An article exploring goal driven planning, the importance of measurement in project control, and some effective techniques for project, and life, management
Maintaining control is one of the toughest challenges we face in life, and in business. Understanding three simple concepts will help you approach everything from maintaining a household budget, to time management in a complex business environment.
These three elusive secrets are rooted in common sense:
- You need to make a plan
- The plan needs to be flexible
- The plan needs to be controlled
It’s no good trying to get by without a plan. Even a household budget needs planning, as it helps to make better use of the money that is there, whilst waiting for more to come in.
But, the best plans can be disrupted, so a certain amount of flexibility must be maintained. Complex, often lengthy, projects will evolve drastically as they deliver their targets.
However, change for the sake of it, or knee jerk reactions to external stimuli may have unintended consequences, so an element of control is vital.
Making these three important aspects work together is the key to success. It all starts with the plan…
Make a Plan, and Stick to It
Many people are fond of making a plan, and then putting it in a folder, and then embarking on the project in a reactive way, guided by their memory of the plan. If there are planning meetings, the plan is dusted off and referred to, but otherwise it remains as just another bit of paper.
For the plan to work, you need to stick to it.
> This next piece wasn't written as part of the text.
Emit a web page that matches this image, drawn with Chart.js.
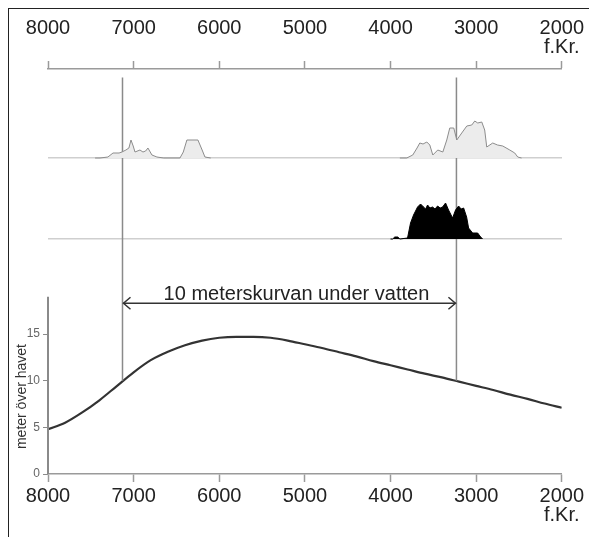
<!DOCTYPE html>
<html>
<head>
<meta charset="utf-8">
<script src="https://cdn.jsdelivr.net/npm/chart.js@4.4.1/dist/chart.umd.min.js"></script>
<style>
  body { margin: 0; background: #fff; }
  #wrap { position: relative; width: 589px; height: 537px; overflow: hidden; }
  #frame { position: absolute; left: 8px; top: 8px; width: 700px; height: 700px;
           border-left: 1.5px solid #222; border-top: 1.5px solid #222; pointer-events: none; }
</style>
</head>
<body>
<div id="wrap">
  <canvas id="c" width="589" height="537"></canvas>
  <div id="frame"></div>
</div>
<script>
// x axis (years before Christ)
var tickYears = [8000, 7000, 6000, 5000, 4000, 3000, 2000];
var unitLabel = "f.Kr.";

// sea level curve, meter over havet
var seaYears = [8000, 7800, 7600, 7400, 7200, 7000, 6800, 6600, 6400, 6200, 6000,
                5800, 5600, 5400, 5200, 5000, 4800, 4600, 4400, 4200, 4000,
                3800, 3600, 3400, 3200, 3000, 2800, 2600, 2400, 2200, 2000];
var seaLevel = [4.8, 5.5, 6.6, 7.9, 9.4, 10.9, 12.2, 13.1, 13.8, 14.3, 14.6,
                14.7, 14.7, 14.6, 14.3, 13.9, 13.5, 13.05, 12.6, 12.1, 11.65,
                11.2, 10.75, 10.35, 9.9, 9.45, 9.0, 8.5, 8.05, 7.55, 7.1];

// dating distribution, grey (null = gap between the two groups)
var greyYears = [7450, 7393, 7300, 7241, 7170, 7136, 7090, 7055, 7031, 7005, 6984, 6926, 6891, 6860, 6833, 6786, 6728, 6650,
                 6459, 6420, 6378, 6249, 6200, 6167, 6100, 5000,
                 3891, 3810, 3740, 3690, 3658, 3620, 3576, 3541, 3506, 3448, 3389, 3343, 3308, 3261, 3226, 3168,
                 3109, 3051, 3016, 2981, 2934, 2900, 2876, 2806, 2750, 2689, 2607, 2549, 2514, 2470];
var greyValues = [0, 0, 1, 5, 5, 6, 8, 10, 18, 12, 6, 8, 6, 7, 10, 3, 1, 0,
                  0, 6, 18, 18, 8, 1, 0, null,
                  0, 0, 3, 10, 15, 14, 16, 13, 3, 8, 6, 18, 30, 30, 18, 25,
                  32, 33, 37, 35, 36, 28, 11, 15, 13, 12, 8, 5, 1, 0];

// dating distribution, black
var blackYears = [4000, 3975, 3950, 3915, 3890, 3801, 3766, 3731, 3684, 3649, 3614, 3590, 3567, 3540, 3509, 3480, 3450, 3420,
                  3392, 3357, 3322, 3275, 3240, 3205, 3175, 3146, 3111, 3088, 3041, 2982, 2947, 2924];
var blackValues = [0, 0, 2, 2, 0, 1, 16, 24, 32, 35, 32, 30, 34, 31, 32, 30, 33, 31,
                   32, 36, 29, 21, 29, 33, 30, 31, 22, 11, 6, 6, 2, 0];

// 10 m curve marks
var markYears = [7130, 3230];
var markLevel = 10;
var markTop = 42.5;
var arrowLevel = 18.3;
var arrowText = "10 meterskurvan under vatten";
var yTitle = "meter över havet";
var yTicks = [0, 5, 10, 15];
var yAxisTop = 19;

var FONT = "'Liberation Sans', Arial, sans-serif";

function pts(xs, ys) {
  return xs.map(function(x, i) { return {x: x, y: ys[i]}; });
}
function yearLabel(v) {
  return v === 2000 ? [String(v), unitLabel] : [String(v), ""];
}

var decor = {
  id: "decor",
  afterDatasetsDraw: function(chart) {
    var ctx = chart.ctx, x = chart.scales.x, y = chart.scales.y;
    ctx.save();
    // y axis line only up to yAxisTop
    ctx.strokeStyle = "#8a8a8a";
    ctx.lineWidth = 2;
    ctx.beginPath();
    ctx.moveTo(x.left, y.getPixelForValue(0));
    ctx.lineTo(x.left, y.getPixelForValue(yAxisTop));
    ctx.stroke();
    // arrow heads
    var ay = y.getPixelForValue(arrowLevel);
    var x1 = x.getPixelForValue(markYears[0]), x2 = x.getPixelForValue(markYears[1]);
    ctx.strokeStyle = "#333";
    ctx.lineWidth = 1.5;
    ctx.beginPath();
    ctx.moveTo(x1 + 8, ay - 6); ctx.lineTo(x1 + 1, ay); ctx.lineTo(x1 + 8, ay + 6);
    ctx.moveTo(x2 - 8, ay - 6); ctx.lineTo(x2 - 1, ay); ctx.lineTo(x2 - 8, ay + 6);
    ctx.stroke();
    ctx.fillStyle = "#222";
    ctx.font = "20px " + FONT;
    ctx.textAlign = "center";
    ctx.textBaseline = "middle";
    ctx.fillText(arrowText, (x1 + x2) / 2 + 7, ay - 9);
    // y title
    ctx.font = "14px " + FONT;
    ctx.translate(22, y.getPixelForValue(8.3));
    ctx.rotate(-Math.PI / 2);
    ctx.fillStyle = "#333";
    ctx.fillText(yTitle, 0, 0);
    ctx.restore();
  }
};

var xCommon = {
  type: "linear", min: 2000, max: 8000, reverse: true,
  ticks: { stepSize: 1000, color: "#222", font: { family: FONT, size: 20, lineHeight: 0.95 },
           callback: function(v) { return yearLabel(v); }, maxRotation: 0, autoSkip: false },
  grid: { drawOnChartArea: false, tickLength: 8, tickColor: "#9a9a9a", tickWidth: 1.5 },
  border: { color: "#9a9a9a", width: 1.5 }
};

new Chart(document.getElementById("c"), {
  type: "line",
  data: {
    datasets: [
      { data: pts(greyYears, greyValues), yAxisID: "yGrey", borderColor: "#8c8c8c", borderWidth: 1,
        backgroundColor: "#ececec", fill: "origin", pointRadius: 0, tension: 0, spanGaps: false },
      { data: pts(blackYears, blackValues), yAxisID: "yBlack", borderColor: "#000", borderWidth: 1,
        backgroundColor: "#000", fill: "origin", pointRadius: 0, tension: 0 },
      { data: pts([markYears[0], markYears[0]], [markLevel, markTop]), yAxisID: "y", borderColor: "#8a8a8a",
        borderWidth: 1.5, pointRadius: 0 },
      { data: pts([markYears[1], markYears[1]], [markLevel, markTop]), yAxisID: "y", borderColor: "#8a8a8a",
        borderWidth: 1.5, pointRadius: 0 },
      { data: pts(markYears, [arrowLevel, arrowLevel]), yAxisID: "y", borderColor: "#333",
        borderWidth: 1.5, pointRadius: 0 },
      { data: pts(seaYears, seaLevel), yAxisID: "y", borderColor: "#333", borderWidth: 2.2,
        pointRadius: 0, tension: 0.4, cubicInterpolationMode: "monotone" }
    ]
  },
  options: {
    responsive: false,
    animation: false,
    layout: { padding: { left: 0, right: 27, top: 0, bottom: 0 } },
    plugins: { legend: { display: false }, tooltip: { enabled: false } },
    scales: {
      x: Object.assign({}, xCommon, { position: "bottom",
        ticks: Object.assign({}, xCommon.ticks, { padding: 5 }),
        afterFit: function(s) { s.height = 63; } }),
      xTop: Object.assign({}, xCommon, { position: "top",
        ticks: Object.assign({}, xCommon.ticks, { padding: 4 }),
        afterFit: function(s) { s.height = 69; } }),
      y: { type: "linear", position: "left", min: 0, max: 43.4,
        afterBuildTicks: function(s) { s.ticks = yTicks.map(function(v) { return {value: v}; }); },
        ticks: { color: "#666", font: { family: FONT, size: 12 }, padding: 3 },
        grid: { drawOnChartArea: false, tickLength: 5, tickColor: "#8a8a8a" },
        border: { display: false },
        afterFit: function(s) { s.width = 48; } },
      yGrey: { type: "linear", position: "right", min: -316, max: 89,
        afterBuildTicks: function(s) { s.ticks = [{value: 0}]; },
        ticks: { display: false }, border: { display: false },
        grid: { drawTicks: false, color: "#cfcfcf", lineWidth: 1.5 },
        afterFit: function(s) { s.width = 0; } },
      yBlack: { type: "linear", position: "right", min: -235, max: 170,
        afterBuildTicks: function(s) { s.ticks = [{value: 0}]; },
        ticks: { display: false }, border: { display: false },
        grid: { drawTicks: false, color: "#cfcfcf", lineWidth: 1.5 },
        afterFit: function(s) { s.width = 0; } }
    }
  },
  plugins: [decor]
});
</script>
</body>
</html>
To stick to the plan, it needs to be referred to constantly in terms of deliverables on a time scale that match the stages in the plan as it unfolds.
So, rather than making a plan and putting it in a folder, it should become a series of smaller steps and goals, each with a time frame that makes them easy to achieve – a day, a week, a month, but no longer.
Smaller time scales also help to make the plan flexible.
Successful Plans Are Flexible Plans
The end goal of the plan should not change over time. If it does, then the project has changed, and it’s probably time to start thinking about setting up a new one.
The journey to the end goal, however, may take twists and turns. The time scale may be stretched or compressed as external influences come into play.
So, treat each step as a small segment on the journey from the last achieved goal to the next goal to be achieved. There may be additional steps that were not visible from the outset that need to be introduced (making the plan longer) or there may be technological or financial changes that mean that certain steps can be eliminated or reduced (making the plan shorter.)
But, how do you know when the plan needs to be changed? By using control.
You Cannot Control What You Don’t Measure
To exert control over the project, the metrics that define the project need to be measured. These may be financial (overspending leading to project scope reduction) for example.
They can be qualitative, with no real numbers behind them, or they can be quantitative, with defined metrics that can help ascertain success.
The important thing is that they need to be established at the outset, measured regularly, and used to exert control through changes to the flexible project plan.
So, be prepared to define targets, measure success against those targets, and change the plan according to the outcome, and remember that all the changes will be necessary for the success of the project, even if the end result is slightly different from the first concept!